# RECORDED DATA start

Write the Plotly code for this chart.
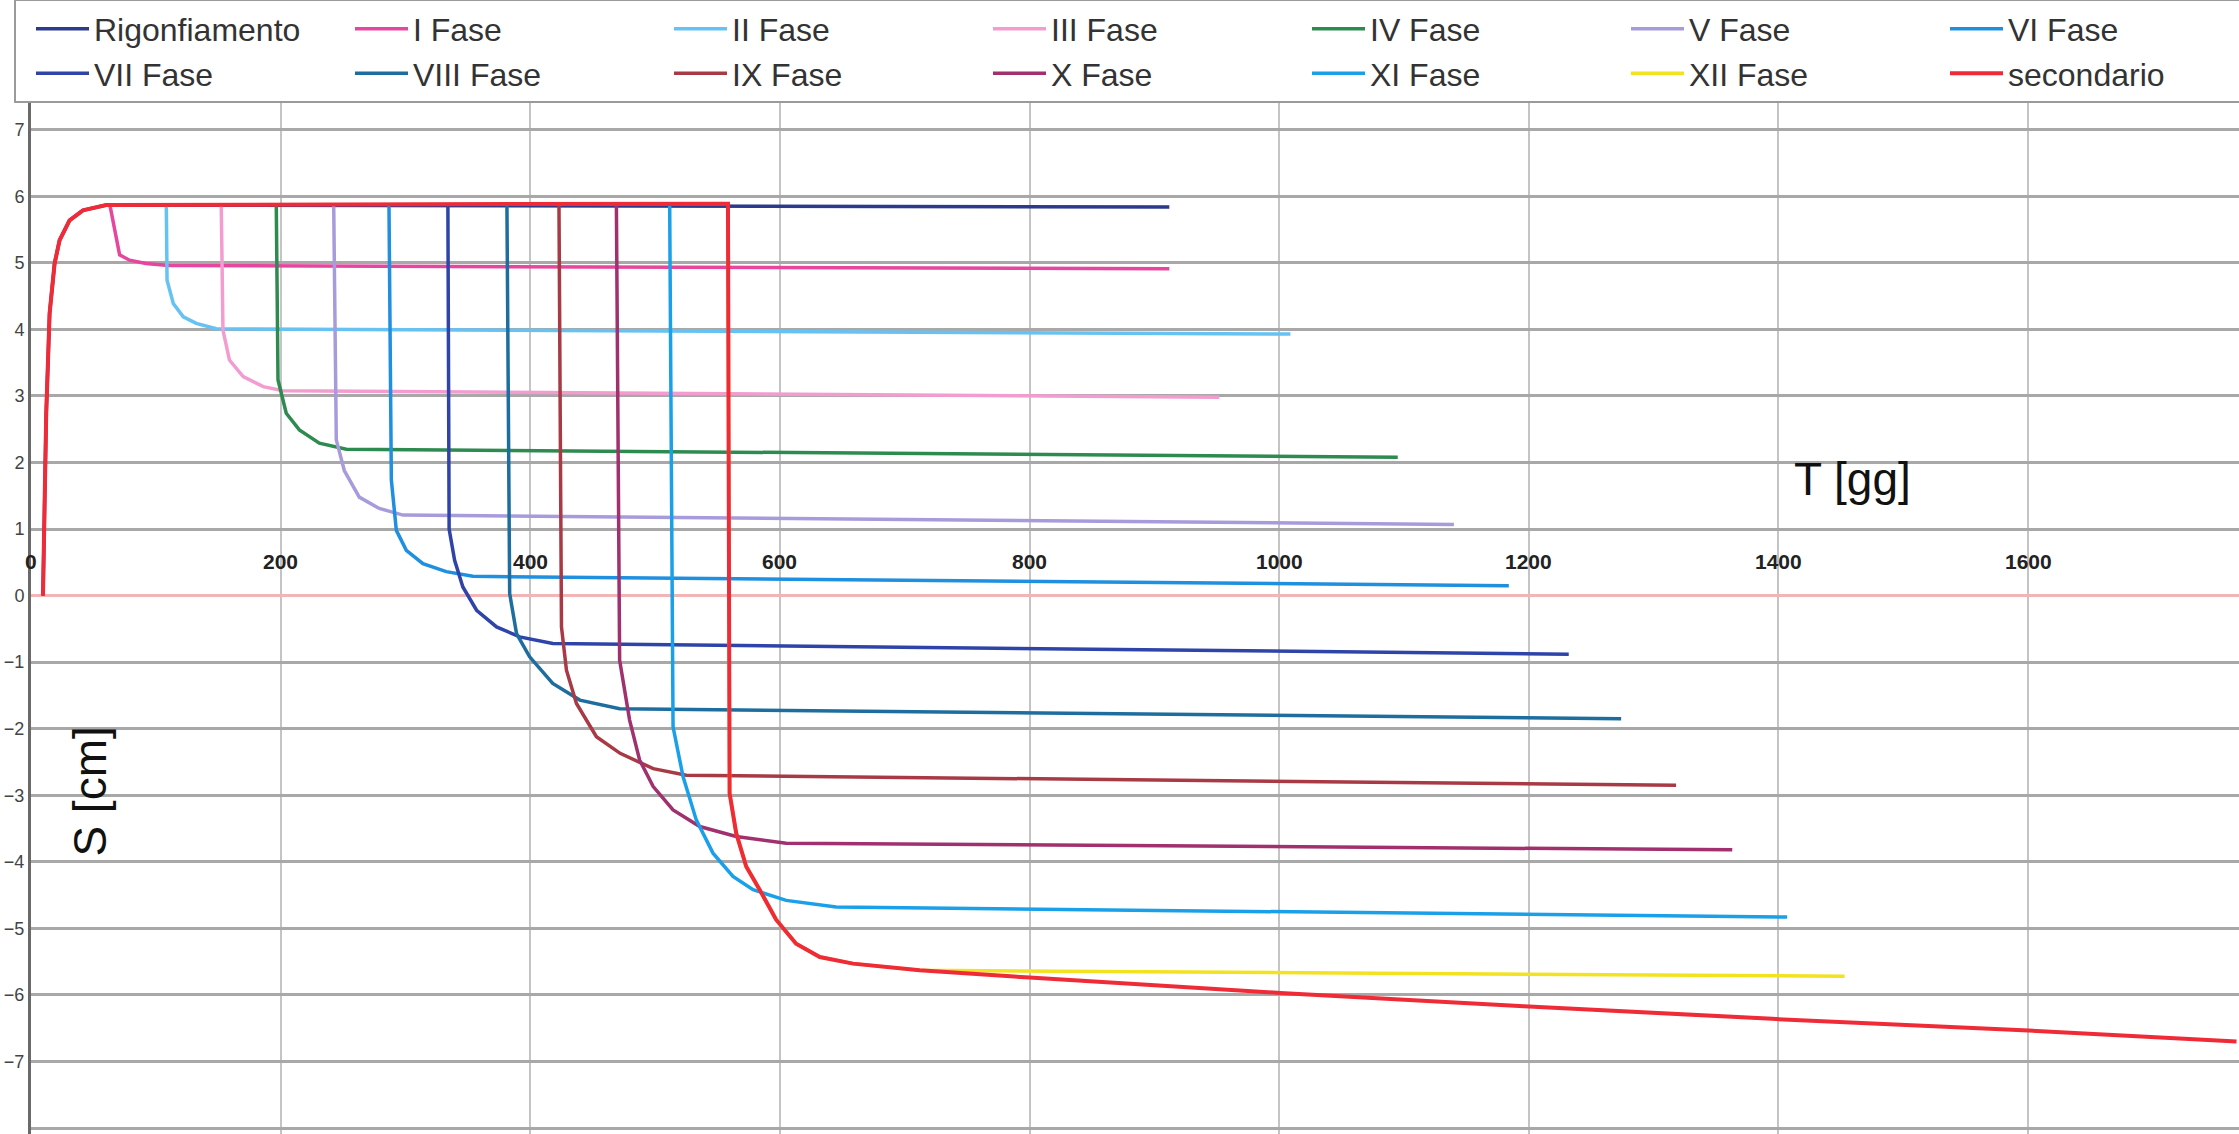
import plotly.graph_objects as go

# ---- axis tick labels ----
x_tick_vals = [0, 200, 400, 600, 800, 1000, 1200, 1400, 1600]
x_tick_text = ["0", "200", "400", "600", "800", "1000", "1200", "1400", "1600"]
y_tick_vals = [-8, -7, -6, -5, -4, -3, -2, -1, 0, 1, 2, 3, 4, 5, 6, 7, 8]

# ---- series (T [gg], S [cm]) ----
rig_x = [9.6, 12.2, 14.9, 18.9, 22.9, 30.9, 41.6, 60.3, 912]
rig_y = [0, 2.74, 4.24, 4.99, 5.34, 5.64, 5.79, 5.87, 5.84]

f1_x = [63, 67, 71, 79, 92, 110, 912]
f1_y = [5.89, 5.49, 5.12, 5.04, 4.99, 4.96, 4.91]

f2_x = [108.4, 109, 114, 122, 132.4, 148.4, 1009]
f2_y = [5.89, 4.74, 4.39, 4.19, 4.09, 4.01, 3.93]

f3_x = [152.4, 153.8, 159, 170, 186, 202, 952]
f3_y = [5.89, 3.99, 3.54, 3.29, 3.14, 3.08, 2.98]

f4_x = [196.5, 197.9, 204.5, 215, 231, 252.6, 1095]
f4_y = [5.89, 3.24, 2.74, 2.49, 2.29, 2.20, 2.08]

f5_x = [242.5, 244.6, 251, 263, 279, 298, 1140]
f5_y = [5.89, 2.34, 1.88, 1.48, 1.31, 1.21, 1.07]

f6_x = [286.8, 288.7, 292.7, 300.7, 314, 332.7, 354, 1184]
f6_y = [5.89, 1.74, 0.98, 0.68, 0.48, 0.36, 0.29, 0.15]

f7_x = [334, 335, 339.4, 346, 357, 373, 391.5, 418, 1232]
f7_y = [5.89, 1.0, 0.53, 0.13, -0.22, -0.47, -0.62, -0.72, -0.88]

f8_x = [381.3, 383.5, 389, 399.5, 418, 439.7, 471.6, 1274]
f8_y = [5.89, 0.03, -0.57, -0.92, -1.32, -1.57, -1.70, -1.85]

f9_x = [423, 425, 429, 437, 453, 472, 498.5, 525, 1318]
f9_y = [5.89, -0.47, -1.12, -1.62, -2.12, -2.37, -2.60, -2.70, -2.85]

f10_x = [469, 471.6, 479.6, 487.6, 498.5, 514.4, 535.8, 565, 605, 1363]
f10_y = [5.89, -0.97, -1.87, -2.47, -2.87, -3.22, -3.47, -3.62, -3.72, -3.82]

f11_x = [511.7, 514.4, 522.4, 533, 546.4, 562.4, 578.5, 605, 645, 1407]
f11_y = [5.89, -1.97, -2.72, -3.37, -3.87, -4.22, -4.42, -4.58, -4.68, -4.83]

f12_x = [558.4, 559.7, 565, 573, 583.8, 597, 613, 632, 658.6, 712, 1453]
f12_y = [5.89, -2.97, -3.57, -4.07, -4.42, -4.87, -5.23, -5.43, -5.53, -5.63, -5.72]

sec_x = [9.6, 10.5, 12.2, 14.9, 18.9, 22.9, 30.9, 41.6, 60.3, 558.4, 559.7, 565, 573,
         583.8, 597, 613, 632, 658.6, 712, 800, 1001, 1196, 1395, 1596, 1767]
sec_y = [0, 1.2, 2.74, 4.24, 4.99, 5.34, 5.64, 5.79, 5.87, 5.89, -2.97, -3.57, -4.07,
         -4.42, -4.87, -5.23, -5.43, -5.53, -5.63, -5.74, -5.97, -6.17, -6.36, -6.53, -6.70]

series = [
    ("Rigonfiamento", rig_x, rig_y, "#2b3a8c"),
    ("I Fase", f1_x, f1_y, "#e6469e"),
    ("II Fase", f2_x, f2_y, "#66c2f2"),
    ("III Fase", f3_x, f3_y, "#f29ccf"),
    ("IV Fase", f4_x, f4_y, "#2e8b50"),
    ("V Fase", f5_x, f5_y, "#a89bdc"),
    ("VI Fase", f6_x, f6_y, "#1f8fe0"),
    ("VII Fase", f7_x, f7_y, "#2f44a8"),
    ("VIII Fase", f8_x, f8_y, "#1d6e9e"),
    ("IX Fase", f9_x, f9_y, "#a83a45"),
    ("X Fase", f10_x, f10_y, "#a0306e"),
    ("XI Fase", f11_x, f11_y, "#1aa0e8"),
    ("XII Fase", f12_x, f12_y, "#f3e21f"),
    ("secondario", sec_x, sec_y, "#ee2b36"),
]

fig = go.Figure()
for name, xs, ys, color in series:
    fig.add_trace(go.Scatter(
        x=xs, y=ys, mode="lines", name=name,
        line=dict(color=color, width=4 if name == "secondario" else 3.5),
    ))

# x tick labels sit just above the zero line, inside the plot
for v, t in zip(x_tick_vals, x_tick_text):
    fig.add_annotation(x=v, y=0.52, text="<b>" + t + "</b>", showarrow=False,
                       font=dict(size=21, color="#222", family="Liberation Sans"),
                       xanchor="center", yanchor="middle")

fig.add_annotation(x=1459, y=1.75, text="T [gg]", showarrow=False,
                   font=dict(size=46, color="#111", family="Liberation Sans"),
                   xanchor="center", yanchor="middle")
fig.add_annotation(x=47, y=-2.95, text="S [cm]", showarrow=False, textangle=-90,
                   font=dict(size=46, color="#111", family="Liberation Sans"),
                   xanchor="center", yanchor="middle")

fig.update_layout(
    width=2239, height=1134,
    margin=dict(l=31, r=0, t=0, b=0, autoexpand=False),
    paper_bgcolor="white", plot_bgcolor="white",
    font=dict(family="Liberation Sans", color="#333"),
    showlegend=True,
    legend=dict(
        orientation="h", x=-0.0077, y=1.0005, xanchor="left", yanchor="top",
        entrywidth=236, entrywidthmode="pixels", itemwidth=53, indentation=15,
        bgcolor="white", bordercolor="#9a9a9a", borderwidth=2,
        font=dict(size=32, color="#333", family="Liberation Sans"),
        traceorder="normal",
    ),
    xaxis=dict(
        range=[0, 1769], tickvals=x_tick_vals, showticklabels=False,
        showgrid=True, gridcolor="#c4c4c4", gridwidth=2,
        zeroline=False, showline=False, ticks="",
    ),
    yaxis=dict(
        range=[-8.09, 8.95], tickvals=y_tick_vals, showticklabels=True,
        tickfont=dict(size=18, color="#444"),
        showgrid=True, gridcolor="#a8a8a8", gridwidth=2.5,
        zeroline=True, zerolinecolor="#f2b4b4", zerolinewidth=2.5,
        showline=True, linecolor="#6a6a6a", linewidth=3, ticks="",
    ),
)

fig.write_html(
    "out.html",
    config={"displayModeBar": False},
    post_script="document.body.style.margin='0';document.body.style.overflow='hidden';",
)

# RECORDED DATA end

#### TASK TO CARRY OUT
Reproduce the data verbatim. Do not carry any picture into the copy.

#### RESPONSE FOR THIS EXERCISE
Write the Plotly code for this chart.
import plotly.graph_objects as go

# ---- axis tick labels ----
x_tick_vals = [0, 200, 400, 600, 800, 1000, 1200, 1400, 1600]
x_tick_text = ["0", "200", "400", "600", "800", "1000", "1200", "1400", "1600"]
y_tick_vals = [-8, -7, -6, -5, -4, -3, -2, -1, 0, 1, 2, 3, 4, 5, 6, 7, 8]

# ---- series (T [gg], S [cm]) ----
rig_x = [9.6, 12.2, 14.9, 18.9, 22.9, 30.9, 41.6, 60.3, 912]
rig_y = [0, 2.74, 4.24, 4.99, 5.34, 5.64, 5.79, 5.87, 5.84]

f1_x = [63, 67, 71, 79, 92, 110, 912]
f1_y = [5.89, 5.49, 5.12, 5.04, 4.99, 4.96, 4.91]

f2_x = [108.4, 109, 114, 122, 132.4, 148.4, 1009]
f2_y = [5.89, 4.74, 4.39, 4.19, 4.09, 4.01, 3.93]

f3_x = [152.4, 153.8, 159, 170, 186, 202, 952]
f3_y = [5.89, 3.99, 3.54, 3.29, 3.14, 3.08, 2.98]

f4_x = [196.5, 197.9, 204.5, 215, 231, 252.6, 1095]
f4_y = [5.89, 3.24, 2.74, 2.49, 2.29, 2.20, 2.08]

f5_x = [242.5, 244.6, 251, 263, 279, 298, 1140]
f5_y = [5.89, 2.34, 1.88, 1.48, 1.31, 1.21, 1.07]

f6_x = [286.8, 288.7, 292.7, 300.7, 314, 332.7, 354, 1184]
f6_y = [5.89, 1.74, 0.98, 0.68, 0.48, 0.36, 0.29, 0.15]

f7_x = [334, 335, 339.4, 346, 357, 373, 391.5, 418, 1232]
f7_y = [5.89, 1.0, 0.53, 0.13, -0.22, -0.47, -0.62, -0.72, -0.88]

f8_x = [381.3, 383.5, 389, 399.5, 418, 439.7, 471.6, 1274]
f8_y = [5.89, 0.03, -0.57, -0.92, -1.32, -1.57, -1.70, -1.85]

f9_x = [423, 425, 429, 437, 453, 472, 498.5, 525, 1318]
f9_y = [5.89, -0.47, -1.12, -1.62, -2.12, -2.37, -2.60, -2.70, -2.85]

f10_x = [469, 471.6, 479.6, 487.6, 498.5, 514.4, 535.8, 565, 605, 1363]
f10_y = [5.89, -0.97, -1.87, -2.47, -2.87, -3.22, -3.47, -3.62, -3.72, -3.82]

f11_x = [511.7, 514.4, 522.4, 533, 546.4, 562.4, 578.5, 605, 645, 1407]
f11_y = [5.89, -1.97, -2.72, -3.37, -3.87, -4.22, -4.42, -4.58, -4.68, -4.83]

f12_x = [558.4, 559.7, 565, 573, 583.8, 597, 613, 632, 658.6, 712, 1453]
f12_y = [5.89, -2.97, -3.57, -4.07, -4.42, -4.87, -5.23, -5.43, -5.53, -5.63, -5.72]

sec_x = [9.6, 10.5, 12.2, 14.9, 18.9, 22.9, 30.9, 41.6, 60.3, 558.4, 559.7, 565, 573,
         583.8, 597, 613, 632, 658.6, 712, 800, 1001, 1196, 1395, 1596, 1767]
sec_y = [0, 1.2, 2.74, 4.24, 4.99, 5.34, 5.64, 5.79, 5.87, 5.89, -2.97, -3.57, -4.07,
         -4.42, -4.87, -5.23, -5.43, -5.53, -5.63, -5.74, -5.97, -6.17, -6.36, -6.53, -6.70]

series = [
    ("Rigonfiamento", rig_x, rig_y, "#2b3a8c"),
    ("I Fase", f1_x, f1_y, "#e6469e"),
    ("II Fase", f2_x, f2_y, "#66c2f2"),
    ("III Fase", f3_x, f3_y, "#f29ccf"),
    ("IV Fase", f4_x, f4_y, "#2e8b50"),
    ("V Fase", f5_x, f5_y, "#a89bdc"),
    ("VI Fase", f6_x, f6_y, "#1f8fe0"),
    ("VII Fase", f7_x, f7_y, "#2f44a8"),
    ("VIII Fase", f8_x, f8_y, "#1d6e9e"),
    ("IX Fase", f9_x, f9_y, "#a83a45"),
    ("X Fase", f10_x, f10_y, "#a0306e"),
    ("XI Fase", f11_x, f11_y, "#1aa0e8"),
    ("XII Fase", f12_x, f12_y, "#f3e21f"),
    ("secondario", sec_x, sec_y, "#ee2b36"),
]

fig = go.Figure()
for name, xs, ys, color in series:
    fig.add_trace(go.Scatter(
        x=xs, y=ys, mode="lines", name=name,
        line=dict(color=color, width=4 if name == "secondario" else 3.5),
    ))

# x tick labels sit just above the zero line, inside the plot
for v, t in zip(x_tick_vals, x_tick_text):
    fig.add_annotation(x=v, y=0.52, text="<b>" + t + "</b>", showarrow=False,
                       font=dict(size=21, color="#222", family="Liberation Sans"),
                       xanchor="center", yanchor="middle")

fig.add_annotation(x=1459, y=1.75, text="T [gg]", showarrow=False,
                   font=dict(size=46, color="#111", family="Liberation Sans"),
                   xanchor="center", yanchor="middle")
fig.add_annotation(x=47, y=-2.95, text="S [cm]", showarrow=False, textangle=-90,
                   font=dict(size=46, color="#111", family="Liberation Sans"),
                   xanchor="center", yanchor="middle")

fig.update_layout(
    width=2239, height=1134,
    margin=dict(l=31, r=0, t=0, b=0, autoexpand=False),
    paper_bgcolor="white", plot_bgcolor="white",
    font=dict(family="Liberation Sans", color="#333"),
    showlegend=True,
    legend=dict(
        orientation="h", x=-0.0077, y=1.0005, xanchor="left", yanchor="top",
        entrywidth=236, entrywidthmode="pixels", itemwidth=53, indentation=15,
        bgcolor="white", bordercolor="#9a9a9a", borderwidth=2,
        font=dict(size=32, color="#333", family="Liberation Sans"),
        traceorder="normal",
    ),
    xaxis=dict(
        range=[0, 1769], tickvals=x_tick_vals, showticklabels=False,
        showgrid=True, gridcolor="#c4c4c4", gridwidth=2,
        zeroline=False, showline=False, ticks="",
    ),
    yaxis=dict(
        range=[-8.09, 8.95], tickvals=y_tick_vals, showticklabels=True,
        tickfont=dict(size=18, color="#444"),
        showgrid=True, gridcolor="#a8a8a8", gridwidth=2.5,
        zeroline=True, zerolinecolor="#f2b4b4", zerolinewidth=2.5,
        showline=True, linecolor="#6a6a6a", linewidth=3, ticks="",
    ),
)

fig.write_html(
    "out.html",
    config={"displayModeBar": False},
    post_script="document.body.style.margin='0';document.body.style.overflow='hidden';",
)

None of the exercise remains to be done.